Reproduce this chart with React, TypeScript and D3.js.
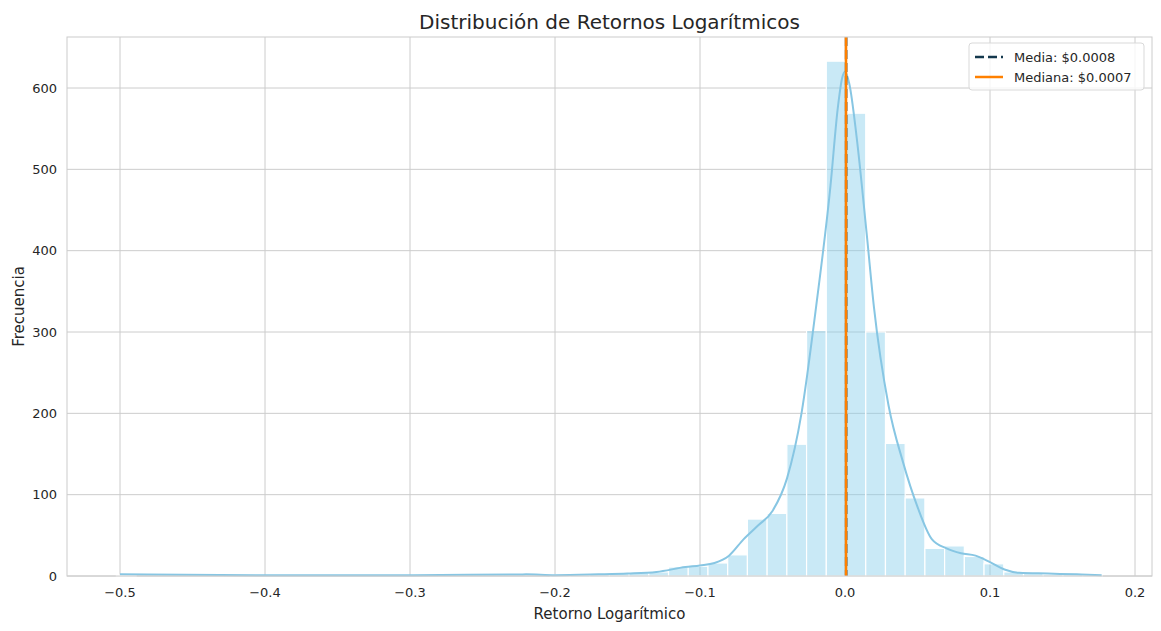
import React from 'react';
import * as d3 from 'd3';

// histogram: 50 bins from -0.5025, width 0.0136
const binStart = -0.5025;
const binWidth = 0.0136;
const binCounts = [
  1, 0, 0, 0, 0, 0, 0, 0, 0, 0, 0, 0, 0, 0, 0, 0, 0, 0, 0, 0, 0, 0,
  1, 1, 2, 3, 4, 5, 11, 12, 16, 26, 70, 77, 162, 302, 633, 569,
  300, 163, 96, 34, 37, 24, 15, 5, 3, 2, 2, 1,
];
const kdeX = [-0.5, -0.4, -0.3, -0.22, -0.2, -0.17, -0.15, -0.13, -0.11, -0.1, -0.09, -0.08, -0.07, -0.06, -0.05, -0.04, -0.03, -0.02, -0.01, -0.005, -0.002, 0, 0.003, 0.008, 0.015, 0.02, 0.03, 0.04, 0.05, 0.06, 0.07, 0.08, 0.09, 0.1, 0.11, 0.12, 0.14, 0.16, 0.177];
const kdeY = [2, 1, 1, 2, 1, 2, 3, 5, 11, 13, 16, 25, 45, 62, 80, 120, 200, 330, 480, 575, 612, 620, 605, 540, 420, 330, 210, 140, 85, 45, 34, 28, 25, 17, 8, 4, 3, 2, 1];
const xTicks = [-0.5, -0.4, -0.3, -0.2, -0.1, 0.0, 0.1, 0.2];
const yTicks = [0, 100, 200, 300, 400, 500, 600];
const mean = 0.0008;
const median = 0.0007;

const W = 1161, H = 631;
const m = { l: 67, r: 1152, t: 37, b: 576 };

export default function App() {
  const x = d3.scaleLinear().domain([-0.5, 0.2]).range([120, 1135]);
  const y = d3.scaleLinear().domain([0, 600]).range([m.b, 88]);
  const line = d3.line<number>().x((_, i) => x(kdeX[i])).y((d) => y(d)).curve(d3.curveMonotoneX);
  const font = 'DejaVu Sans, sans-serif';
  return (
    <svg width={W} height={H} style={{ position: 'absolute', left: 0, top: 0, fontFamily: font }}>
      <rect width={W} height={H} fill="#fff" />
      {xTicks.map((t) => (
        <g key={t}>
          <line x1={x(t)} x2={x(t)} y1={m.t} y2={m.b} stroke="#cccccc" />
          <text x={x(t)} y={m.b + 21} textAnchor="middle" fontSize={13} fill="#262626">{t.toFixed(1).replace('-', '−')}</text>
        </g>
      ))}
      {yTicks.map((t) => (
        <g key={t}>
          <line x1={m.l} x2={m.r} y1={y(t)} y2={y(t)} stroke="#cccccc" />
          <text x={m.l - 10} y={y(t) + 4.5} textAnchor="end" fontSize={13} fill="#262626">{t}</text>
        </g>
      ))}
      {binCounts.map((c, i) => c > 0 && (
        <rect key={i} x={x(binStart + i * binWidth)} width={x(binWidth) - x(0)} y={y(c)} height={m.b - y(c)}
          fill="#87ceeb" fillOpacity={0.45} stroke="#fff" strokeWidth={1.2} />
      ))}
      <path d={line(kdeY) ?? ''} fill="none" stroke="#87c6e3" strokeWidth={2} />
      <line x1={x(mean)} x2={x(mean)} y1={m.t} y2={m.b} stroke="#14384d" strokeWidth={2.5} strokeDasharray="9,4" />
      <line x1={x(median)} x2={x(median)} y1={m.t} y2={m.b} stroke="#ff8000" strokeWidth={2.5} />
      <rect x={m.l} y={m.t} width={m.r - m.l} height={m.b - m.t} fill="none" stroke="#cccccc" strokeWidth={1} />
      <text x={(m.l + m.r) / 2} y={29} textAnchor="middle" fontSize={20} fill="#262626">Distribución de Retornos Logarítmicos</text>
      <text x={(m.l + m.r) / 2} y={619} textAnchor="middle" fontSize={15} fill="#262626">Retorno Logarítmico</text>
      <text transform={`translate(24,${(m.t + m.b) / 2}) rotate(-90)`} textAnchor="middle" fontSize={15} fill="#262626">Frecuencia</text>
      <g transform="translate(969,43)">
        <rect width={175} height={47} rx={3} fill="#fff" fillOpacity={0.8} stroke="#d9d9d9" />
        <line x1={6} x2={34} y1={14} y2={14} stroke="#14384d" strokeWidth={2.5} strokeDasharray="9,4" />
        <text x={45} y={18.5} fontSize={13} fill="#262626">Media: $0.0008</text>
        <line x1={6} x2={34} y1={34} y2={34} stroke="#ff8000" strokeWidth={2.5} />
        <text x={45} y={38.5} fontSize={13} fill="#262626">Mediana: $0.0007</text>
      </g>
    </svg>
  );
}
++++
**To do**
Repeat only the lines from the beginning of the material through the line containing "t: 37, b: 576", both ends kept, leaving pictures out.

**Answer for the task**
Reproduce this chart with React, TypeScript and D3.js.
import React from 'react';
import * as d3 from 'd3';

// histogram: 50 bins from -0.5025, width 0.0136
const binStart = -0.5025;
const binWidth = 0.0136;
const binCounts = [
  1, 0, 0, 0, 0, 0, 0, 0, 0, 0, 0, 0, 0, 0, 0, 0, 0, 0, 0, 0, 0, 0,
  1, 1, 2, 3, 4, 5, 11, 12, 16, 26, 70, 77, 162, 302, 633, 569,
  300, 163, 96, 34, 37, 24, 15, 5, 3, 2, 2, 1,
];
const kdeX = [-0.5, -0.4, -0.3, -0.22, -0.2, -0.17, -0.15, -0.13, -0.11, -0.1, -0.09, -0.08, -0.07, -0.06, -0.05, -0.04, -0.03, -0.02, -0.01, -0.005, -0.002, 0, 0.003, 0.008, 0.015, 0.02, 0.03, 0.04, 0.05, 0.06, 0.07, 0.08, 0.09, 0.1, 0.11, 0.12, 0.14, 0.16, 0.177];
const kdeY = [2, 1, 1, 2, 1, 2, 3, 5, 11, 13, 16, 25, 45, 62, 80, 120, 200, 330, 480, 575, 612, 620, 605, 540, 420, 330, 210, 140, 85, 45, 34, 28, 25, 17, 8, 4, 3, 2, 1];
const xTicks = [-0.5, -0.4, -0.3, -0.2, -0.1, 0.0, 0.1, 0.2];
const yTicks = [0, 100, 200, 300, 400, 500, 600];
const mean = 0.0008;
const median = 0.0007;

const W = 1161, H = 631;
const m = { l: 67, r: 1152, t: 37, b: 576 };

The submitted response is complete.